The main Wall Street indices all posted gains of over 1%, on course for hefty weekly gains, running into the long weekend, after the Fed paused its year-long rate-hiking cycle earlier in the week.
Hefty weekly gains likely
The broad-based S&P 500 is up nearly 3% so far this week, on pace to register its best weekly performance since March.
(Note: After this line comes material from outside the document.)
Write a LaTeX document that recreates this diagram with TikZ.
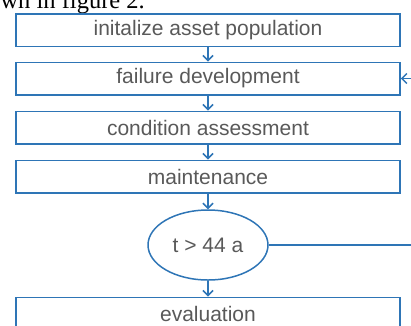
\documentclass[tikz,border=0pt]{standalone}
\usepackage{fontspec}
\setmainfont{Liberation Sans}
\newfontfamily\serifpart{Liberation Serif}
\usetikzlibrary{arrows.meta,shapes.geometric}
\definecolor{flowblue}{HTML}{2E75B6}
\definecolor{flowtext}{HTML}{595959}
\tikzset{
  stepbox/.style={draw=flowblue, line width=1.5pt, minimum width=384pt, minimum height=32.5pt, inner sep=0pt, text=flowtext, font=\fontsize{21}{23}\selectfont, anchor=center},
  decision/.style={draw=flowblue, line width=1.5pt, ellipse, minimum width=120pt, minimum height=70pt, inner sep=0pt, text=flowtext, font=\fontsize{21}{23}\selectfont},
  flow/.style={draw=flowblue, line width=1.5pt, -{Straight Barb[length=5pt,width=10pt,line width=1.5pt]}},
  link/.style={draw=flowblue, line width=1.5pt}
}
\begin{document}
\begin{tikzpicture}[x=1pt,y=-1pt]
\useasboundingbox (0,0) rectangle (411,325);
\clip (0,0) rectangle (411,325);
\node[anchor=base east, font=\serifpart\fontsize{24.5}{26}\selectfont, inner sep=0pt] (caption) at (145,8) {wn in figure 2.};
\node[stepbox] (init) at (208,30) {initalize asset population};
\node[stepbox] (fail) at (208,78.5) {failure development};
\node[stepbox] (cond) at (208,127.5) {condition assessment};
\node[stepbox] (maint) at (208,176.5) {maintenance};
\node[decision] (check) at (208,245) {t > 44 a};
\node[stepbox] (eval) at (208,313.5) {evaluation};
\coordinate (rb) at (425,245);
\coordinate (rt) at (425,78.5);
\draw[flow] (init) -- (fail);
\draw[flow] (fail) -- (cond);
\draw[flow] (cond) -- (maint);
\draw[flow] (maint) -- (check);
\draw[flow] (check) -- (eval);
\draw[link] (check.east) -- (rb) -- (rt);
\draw[flow] (rt) -- (fail.east);
\end{tikzpicture}
\end{document}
The Nasdaq Composite is up nearly 4%, the tech-heavy index’s longest weekly streak since March 2019, while the blue chip Dow Jones Industrial Average has gained 1.6%.
While the U.S. central bank hit pause after 10 consecutive interest rate increases since last year, it also guided towards two further hikes this year if the situation allows.
The main data release Friday will be the University of Michigan's consumer sentiment reading, with analysts expecting the reading for June to be 60, up from 59.2 in the previous reading.
Investors will also study comments from Fed officials, James Bullard, Christopher Waller and Thomas Barkin for clues about future central bank actions.
Adobe benefits from AI demand
In corporate news, Adobe (NASDAQ:ADBE) will be in the spotlight after the software giant posted healthy quarterly figures, benefiting from its efforts to drive up demand with generative artificial intelligence integrations.
Intel (NASDAQ:INTC) announced plans to invest up to $4.6 billion in a new semiconductor assembly and test facility in Poland, as part of a multi-billion-dollar investment drive across Europe to build chip capacity.
Virgin Galactic (NYSE:SPCE) stock soared 40% premarket after the space travel company announced on Thursday its long-awaited commercial spaceflight service would launch later this month.
Oil market volatile after busy central bank week
Crude prices slipped Friday, continuing the previous session’s weakness with sentiment fragile as central banks continue to signal further interest rate increases that could slow economic growth and reduce oil demand.
By 06:50 ET, U.S. crude futures were 0.8% lower at $70.06 a barrel, while the Brent contract dropped 0.7% to $75.17 per barrel.
Prices have been volatile this week, after surging about 3% during the prior session, as traders digested a series of central bank meetings, a dump of economic data as well as a weaker dollar, which makes oil, which is denominated in dollars, cheaper for foreign buyers.
Whether the market can continue to push higher “may well depend on what further improvements we see in the data and what policy actions are announced by the PBOC in the coming weeks,” said analyst Craig Erlam at MarketPulse.
“We probably can’t count on OPEC+ to do anything of significance any time soon after the Saudis were effectively forced to go it alone last week.”
Additionally, gold futures rose 0.3% to $1,976.85/oz, while EUR/USD traded 0.1% higher at 1.0949.